▶ _YOUR INSTRUCTIONS_
Quote, please, the line with "Write a component", the line with "import * as", and every line between them, exactly and with nothing else.

(Entries with chart source code)
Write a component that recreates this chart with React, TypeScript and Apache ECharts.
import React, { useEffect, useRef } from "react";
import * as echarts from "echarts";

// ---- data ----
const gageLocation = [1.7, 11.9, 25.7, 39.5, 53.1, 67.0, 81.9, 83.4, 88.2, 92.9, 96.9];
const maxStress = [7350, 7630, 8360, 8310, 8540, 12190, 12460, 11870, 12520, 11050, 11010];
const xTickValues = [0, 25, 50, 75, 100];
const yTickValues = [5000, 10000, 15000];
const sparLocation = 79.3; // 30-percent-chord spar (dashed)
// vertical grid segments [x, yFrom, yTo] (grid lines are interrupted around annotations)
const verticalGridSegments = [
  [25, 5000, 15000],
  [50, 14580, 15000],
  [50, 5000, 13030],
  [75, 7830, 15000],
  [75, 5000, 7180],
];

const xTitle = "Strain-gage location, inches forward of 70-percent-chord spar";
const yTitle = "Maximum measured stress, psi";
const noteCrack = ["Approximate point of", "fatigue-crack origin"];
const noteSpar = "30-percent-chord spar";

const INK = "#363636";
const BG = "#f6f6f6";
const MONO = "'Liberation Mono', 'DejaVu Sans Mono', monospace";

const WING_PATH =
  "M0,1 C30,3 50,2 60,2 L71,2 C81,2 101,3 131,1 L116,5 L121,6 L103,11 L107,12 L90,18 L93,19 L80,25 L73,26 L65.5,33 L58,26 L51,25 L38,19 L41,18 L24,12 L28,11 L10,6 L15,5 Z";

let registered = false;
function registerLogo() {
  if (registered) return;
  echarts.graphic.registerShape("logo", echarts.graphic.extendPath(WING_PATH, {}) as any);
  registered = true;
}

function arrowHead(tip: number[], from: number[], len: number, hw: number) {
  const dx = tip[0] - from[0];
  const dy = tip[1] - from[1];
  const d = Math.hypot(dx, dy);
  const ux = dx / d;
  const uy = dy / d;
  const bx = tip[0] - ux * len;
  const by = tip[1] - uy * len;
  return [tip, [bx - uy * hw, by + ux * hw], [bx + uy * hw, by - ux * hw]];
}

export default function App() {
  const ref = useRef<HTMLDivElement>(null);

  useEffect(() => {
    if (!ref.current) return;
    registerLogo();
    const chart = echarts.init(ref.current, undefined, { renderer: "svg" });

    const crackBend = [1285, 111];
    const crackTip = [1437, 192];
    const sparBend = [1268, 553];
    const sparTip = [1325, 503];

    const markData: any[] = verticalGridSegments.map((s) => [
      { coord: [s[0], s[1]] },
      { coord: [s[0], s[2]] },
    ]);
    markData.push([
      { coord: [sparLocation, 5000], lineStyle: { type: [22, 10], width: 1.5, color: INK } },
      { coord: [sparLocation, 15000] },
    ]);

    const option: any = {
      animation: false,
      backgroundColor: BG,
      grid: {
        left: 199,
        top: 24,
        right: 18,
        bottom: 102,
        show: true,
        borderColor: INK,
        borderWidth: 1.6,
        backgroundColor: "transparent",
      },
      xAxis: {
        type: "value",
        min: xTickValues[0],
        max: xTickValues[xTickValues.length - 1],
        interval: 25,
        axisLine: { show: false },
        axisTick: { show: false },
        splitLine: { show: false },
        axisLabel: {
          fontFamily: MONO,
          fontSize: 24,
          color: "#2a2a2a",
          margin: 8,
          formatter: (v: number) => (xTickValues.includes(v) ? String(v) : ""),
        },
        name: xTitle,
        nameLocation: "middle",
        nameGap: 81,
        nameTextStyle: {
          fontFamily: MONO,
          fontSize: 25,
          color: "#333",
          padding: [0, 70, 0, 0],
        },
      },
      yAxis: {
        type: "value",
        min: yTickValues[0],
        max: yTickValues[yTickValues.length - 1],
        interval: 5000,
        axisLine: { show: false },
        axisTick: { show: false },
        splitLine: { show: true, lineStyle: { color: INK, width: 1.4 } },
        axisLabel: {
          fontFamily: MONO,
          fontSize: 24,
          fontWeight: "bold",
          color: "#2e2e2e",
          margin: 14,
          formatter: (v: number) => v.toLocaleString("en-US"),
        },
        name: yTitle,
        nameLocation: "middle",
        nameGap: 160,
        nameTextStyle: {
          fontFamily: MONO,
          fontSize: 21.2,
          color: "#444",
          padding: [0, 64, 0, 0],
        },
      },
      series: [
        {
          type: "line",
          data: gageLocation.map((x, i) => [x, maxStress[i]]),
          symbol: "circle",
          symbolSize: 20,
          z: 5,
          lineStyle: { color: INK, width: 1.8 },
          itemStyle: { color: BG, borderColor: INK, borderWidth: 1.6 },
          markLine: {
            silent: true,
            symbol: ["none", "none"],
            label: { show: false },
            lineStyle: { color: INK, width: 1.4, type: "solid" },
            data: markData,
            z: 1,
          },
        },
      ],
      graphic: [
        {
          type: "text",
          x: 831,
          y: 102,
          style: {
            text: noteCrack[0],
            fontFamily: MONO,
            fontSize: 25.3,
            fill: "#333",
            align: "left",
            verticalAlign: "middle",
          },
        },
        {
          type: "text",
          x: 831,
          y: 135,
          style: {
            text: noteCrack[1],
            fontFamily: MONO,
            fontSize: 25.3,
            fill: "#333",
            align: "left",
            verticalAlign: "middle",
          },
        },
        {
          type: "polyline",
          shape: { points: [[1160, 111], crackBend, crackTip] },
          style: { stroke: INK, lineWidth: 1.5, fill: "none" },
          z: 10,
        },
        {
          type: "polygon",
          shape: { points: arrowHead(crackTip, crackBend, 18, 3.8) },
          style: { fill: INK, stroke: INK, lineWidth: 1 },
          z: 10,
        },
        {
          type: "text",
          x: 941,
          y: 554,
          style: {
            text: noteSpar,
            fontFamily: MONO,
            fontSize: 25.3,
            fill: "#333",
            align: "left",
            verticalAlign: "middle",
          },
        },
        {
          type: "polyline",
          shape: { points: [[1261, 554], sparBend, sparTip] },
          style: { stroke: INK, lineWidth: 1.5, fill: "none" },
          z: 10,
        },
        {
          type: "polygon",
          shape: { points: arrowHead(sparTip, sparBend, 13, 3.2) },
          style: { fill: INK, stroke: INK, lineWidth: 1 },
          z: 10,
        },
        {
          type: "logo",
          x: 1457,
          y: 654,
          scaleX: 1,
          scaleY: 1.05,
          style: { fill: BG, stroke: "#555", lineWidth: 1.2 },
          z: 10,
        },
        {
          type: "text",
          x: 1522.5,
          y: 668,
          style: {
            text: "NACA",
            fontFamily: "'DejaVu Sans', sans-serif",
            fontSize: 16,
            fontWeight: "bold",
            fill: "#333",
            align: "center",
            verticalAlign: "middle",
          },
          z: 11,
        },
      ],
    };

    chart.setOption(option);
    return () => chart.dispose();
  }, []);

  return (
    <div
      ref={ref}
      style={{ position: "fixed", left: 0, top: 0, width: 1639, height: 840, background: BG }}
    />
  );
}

* * *

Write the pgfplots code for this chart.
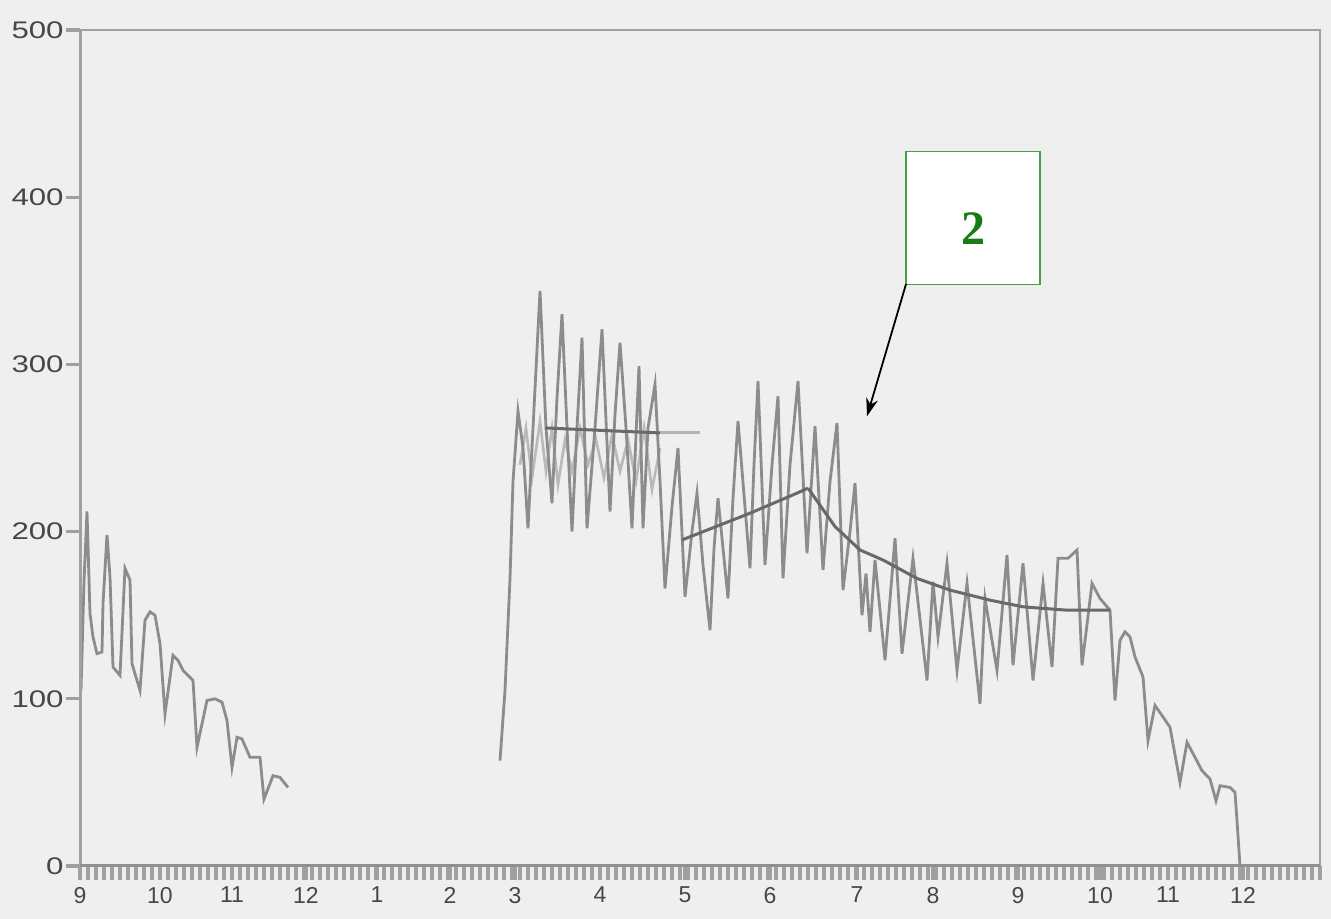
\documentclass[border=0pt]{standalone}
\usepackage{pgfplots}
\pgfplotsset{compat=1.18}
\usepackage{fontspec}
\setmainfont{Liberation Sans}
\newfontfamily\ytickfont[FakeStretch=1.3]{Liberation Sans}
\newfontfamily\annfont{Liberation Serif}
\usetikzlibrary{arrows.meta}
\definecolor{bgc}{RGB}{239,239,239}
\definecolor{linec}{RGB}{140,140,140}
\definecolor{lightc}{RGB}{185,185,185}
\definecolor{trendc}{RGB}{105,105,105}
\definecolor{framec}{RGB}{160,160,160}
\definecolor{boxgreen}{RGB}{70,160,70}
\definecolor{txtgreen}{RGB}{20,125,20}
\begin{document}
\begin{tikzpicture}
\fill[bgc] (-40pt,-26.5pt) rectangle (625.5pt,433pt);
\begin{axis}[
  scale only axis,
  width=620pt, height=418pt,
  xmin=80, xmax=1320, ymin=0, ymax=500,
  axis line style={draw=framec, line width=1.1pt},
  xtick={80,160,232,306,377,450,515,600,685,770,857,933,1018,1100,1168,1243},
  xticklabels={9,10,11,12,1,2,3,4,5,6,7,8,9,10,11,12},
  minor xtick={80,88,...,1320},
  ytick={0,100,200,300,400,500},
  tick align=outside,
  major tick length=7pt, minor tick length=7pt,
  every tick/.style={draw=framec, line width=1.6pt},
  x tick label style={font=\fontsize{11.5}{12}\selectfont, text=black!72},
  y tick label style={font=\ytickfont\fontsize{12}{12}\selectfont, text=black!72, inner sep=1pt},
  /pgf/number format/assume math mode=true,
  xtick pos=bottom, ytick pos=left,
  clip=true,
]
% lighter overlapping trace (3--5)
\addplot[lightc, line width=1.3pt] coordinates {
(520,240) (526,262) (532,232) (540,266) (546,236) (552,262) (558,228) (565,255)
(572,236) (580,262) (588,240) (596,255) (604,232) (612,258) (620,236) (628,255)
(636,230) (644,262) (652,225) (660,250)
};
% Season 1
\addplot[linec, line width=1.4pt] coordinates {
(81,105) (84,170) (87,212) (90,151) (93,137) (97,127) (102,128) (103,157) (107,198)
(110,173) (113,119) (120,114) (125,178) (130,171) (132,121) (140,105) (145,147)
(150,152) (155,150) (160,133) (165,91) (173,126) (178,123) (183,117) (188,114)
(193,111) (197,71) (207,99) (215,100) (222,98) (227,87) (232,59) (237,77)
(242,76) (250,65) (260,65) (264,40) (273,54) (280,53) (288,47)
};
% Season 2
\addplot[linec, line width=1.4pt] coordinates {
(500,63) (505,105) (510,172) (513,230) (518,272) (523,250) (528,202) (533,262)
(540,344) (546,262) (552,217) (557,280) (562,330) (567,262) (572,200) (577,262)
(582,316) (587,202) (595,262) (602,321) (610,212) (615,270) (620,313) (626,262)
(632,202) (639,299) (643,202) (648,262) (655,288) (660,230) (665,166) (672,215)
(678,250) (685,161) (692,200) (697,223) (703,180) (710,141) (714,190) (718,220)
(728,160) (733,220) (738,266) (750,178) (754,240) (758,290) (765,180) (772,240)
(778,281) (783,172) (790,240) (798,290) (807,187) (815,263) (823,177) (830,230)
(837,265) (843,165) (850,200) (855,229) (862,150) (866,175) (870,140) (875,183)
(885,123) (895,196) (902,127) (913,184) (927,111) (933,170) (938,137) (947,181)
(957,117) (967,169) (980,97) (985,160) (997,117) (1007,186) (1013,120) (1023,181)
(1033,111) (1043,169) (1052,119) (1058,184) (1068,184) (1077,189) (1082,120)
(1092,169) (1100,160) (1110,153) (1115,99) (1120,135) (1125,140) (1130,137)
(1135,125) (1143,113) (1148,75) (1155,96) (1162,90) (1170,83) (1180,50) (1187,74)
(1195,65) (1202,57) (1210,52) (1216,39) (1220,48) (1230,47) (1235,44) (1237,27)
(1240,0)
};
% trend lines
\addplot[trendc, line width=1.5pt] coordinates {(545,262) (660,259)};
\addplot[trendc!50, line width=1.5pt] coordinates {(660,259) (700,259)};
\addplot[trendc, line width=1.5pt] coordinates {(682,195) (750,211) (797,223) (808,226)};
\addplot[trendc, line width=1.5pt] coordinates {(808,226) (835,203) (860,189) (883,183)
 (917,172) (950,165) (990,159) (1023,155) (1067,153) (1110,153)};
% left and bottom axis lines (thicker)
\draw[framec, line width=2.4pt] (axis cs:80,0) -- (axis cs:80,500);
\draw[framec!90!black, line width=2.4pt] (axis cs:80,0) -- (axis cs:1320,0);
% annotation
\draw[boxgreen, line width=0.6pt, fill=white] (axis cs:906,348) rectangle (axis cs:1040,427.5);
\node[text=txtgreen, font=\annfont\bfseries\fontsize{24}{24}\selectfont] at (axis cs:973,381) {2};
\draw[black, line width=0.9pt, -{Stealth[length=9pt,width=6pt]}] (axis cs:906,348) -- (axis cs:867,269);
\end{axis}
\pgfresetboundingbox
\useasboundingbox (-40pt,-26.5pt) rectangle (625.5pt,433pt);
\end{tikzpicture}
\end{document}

▶ _ANSWER TO THIS PROBLEM_
Write a component that recreates this chart with React, TypeScript and Apache ECharts.
import React, { useEffect, useRef } from "react";
import * as echarts from "echarts";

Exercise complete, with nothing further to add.